To be fair, the story does address Lochte’s mistakes as he attempts to overcome them, and the writer objectively casts doubt on if the swimmer can even make the Olympic team. But, who in 2021 was asking for a cover story on Ryan Lochte?

It’s not like he’s Michael Phelps. He’s just the guy that crumbled under the pressure of being next to Phelps. And that’s a story we could have held off on... forever. This is why I know that in a few years, or months, this same opportunity for “redemption” will be granted to Baffert.

“I got the biggest gut-punch in racing for something that I didn’t do,” Baffert said about . “And it’s disturbing. It’s an injustice to the horse... I don’t know what’s going on in racing right now, but there’s something not right. I don’t feel embarrassed. I feel like I was wronged. We’re going to do our own investigation. We’re going to be transparent with the racing commission, like we’ve always been.”

What Baffert didn’t mention is that Medina Spirit is his fifth horse to fail a drug test in the past 13 months, according to the Associated Press. Betamethasone, the drug that was found in Medina Spirit, was the same one found in Gamine, another one of Baffert’s horses.

In this country, white men always get a second, third, and fourth chance despite the evidence against them or any proof that they’ve changed.

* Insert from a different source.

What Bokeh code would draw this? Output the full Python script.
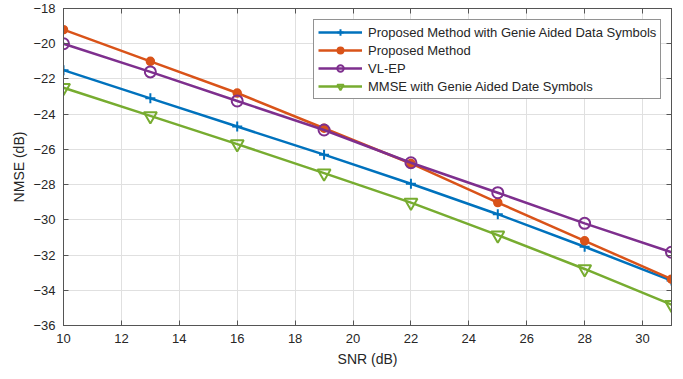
from bokeh.plotting import figure
from bokeh.models import LinearAxis, FixedTicker, Legend, LegendItem, Range1d
from bokeh.embed import file_html
from bokeh.resources import INLINE

snr = [10, 13, 16, 19, 22, 25, 28, 31]
genie = [-21.5, -23.1, -24.7, -26.3, -27.95, -29.68, -31.53, -33.45]
proposed = [-19.2, -21.0, -22.8, -24.8, -26.8, -29.02, -31.19, -33.37]
vlep = [-20.0, -21.6, -23.25, -24.9, -26.76, -28.46, -30.2, -31.84]
mmse = [-22.5, -24.1, -25.7, -27.35, -29.02, -30.87, -32.79, -34.82]

labels = ["Proposed Method with Genie Aided Data Symbols", "Proposed Method",
          "VL-EP", "MMSE with Genie Aided Date Symbols"]
x_ticks = [10, 12, 14, 16, 18, 20, 22, 24, 26, 28, 30]
y_ticks = [-36, -34, -32, -30, -28, -26, -24, -22, -20, -18]

FONT = "Liberation Sans"
TXT = "#262626"

p = figure(width=675, height=369, output_backend="svg", toolbar_location=None,
           x_range=Range1d(10, 31), y_range=Range1d(-36, -18),
           min_border_left=63, min_border_right=4, min_border_top=8, min_border_bottom=40)
p.outline_line_color = "#555555"
p.background_fill_color = "white"
p.border_fill_color = "white"

for ax, tk in ((p.xaxis[0], x_ticks), (p.yaxis[0], y_ticks)):
    ax.ticker = FixedTicker(ticks=tk)
    ax.major_tick_in = 5
    ax.major_tick_out = 0
    ax.minor_tick_line_color = None
    ax.axis_line_color = "#555555"
    ax.major_tick_line_color = "#555555"
    ax.major_label_text_font = FONT
    ax.major_label_text_font_size = "13px"
    ax.major_label_text_color = TXT
    ax.axis_label_text_font = FONT
    ax.axis_label_text_font_size = "14px"
    ax.axis_label_text_font_style = "normal"
    ax.axis_label_text_color = TXT
p.xaxis[0].axis_label = "SNR (dB)"
p.yaxis[0].axis_label = "NMSE (dB)"
p.xaxis[0].major_label_standoff = 8
p.xaxis[0].axis_label_standoff = 5
p.yaxis[0].major_label_standoff = 8
p.yaxis[0].axis_label_standoff = 3

for loc, tk in (("above", x_ticks), ("right", y_ticks)):
    ax = LinearAxis(ticker=FixedTicker(ticks=tk), major_tick_in=5, major_tick_out=0,
                    minor_tick_line_color=None, axis_line_color="#555555",
                    major_tick_line_color="#555555", major_label_text_font_size="1px",
                    major_label_text_color=None, major_label_standoff=0)
    p.add_layout(ax, loc)

p.grid.grid_line_color = "#e0e0e0"
p.grid.grid_line_width = 1
p.xgrid.ticker = FixedTicker(ticks=x_ticks)
p.ygrid.ticker = FixedTicker(ticks=y_ticks)

colors = ["#0072BD", "#D95319", "#7E2F8E", "#77AC30"]
series = [genie, proposed, vlep, mmse]
items = []
for i, (ys, c, lab) in enumerate(zip(series, colors, labels)):
    ln = p.line(snr, ys, line_color=c, line_width=2.5)
    if i == 0:
        mk = p.scatter(snr, ys, marker="cross", size=10, line_color=c, line_width=2)
    elif i == 1:
        mk = p.scatter(snr, ys, marker="circle", size=8, line_color=c, fill_color=c, line_width=1.5)
    elif i == 2:
        mk = p.scatter(snr, ys, marker="circle", size=11, line_color=c, fill_color=None, line_width=2)
    else:
        mk = p.scatter(snr, ys, marker="inverted_triangle", size=13, line_color=c, fill_color=None, line_width=2)
    items.append(LegendItem(label=lab, renderers=[ln, mk]))

leg = Legend(items=items, location=(250, 226), orientation="vertical",
             label_text_font=FONT, label_text_font_size="13px", label_text_color=TXT,
             glyph_width=44, glyph_height=16, spacing=2, padding=4, margin=0,
             label_standoff=6, label_height=16,
             border_line_color="#262626", border_line_width=1,
             background_fill_color="white", background_fill_alpha=1.0)
p.add_layout(leg, "center")

open("out.html", "w").write(file_html(p, INLINE))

It’s the sole reason why a guy like Urban Meyer is even in the position to give Tim Tebow a 74th opportunity at being a pro athlete.

And before anybody cries about how I’m making this about race, I’m not. White people already did that for me. Because if this wasn’t about race and there was true equality when it came to redemption, then why isn’t Barry Bonds in the Hall of Fame?

Do you hear that silence? It gets real quiet when you realize it’s hard to come up with a rebuttal for racism.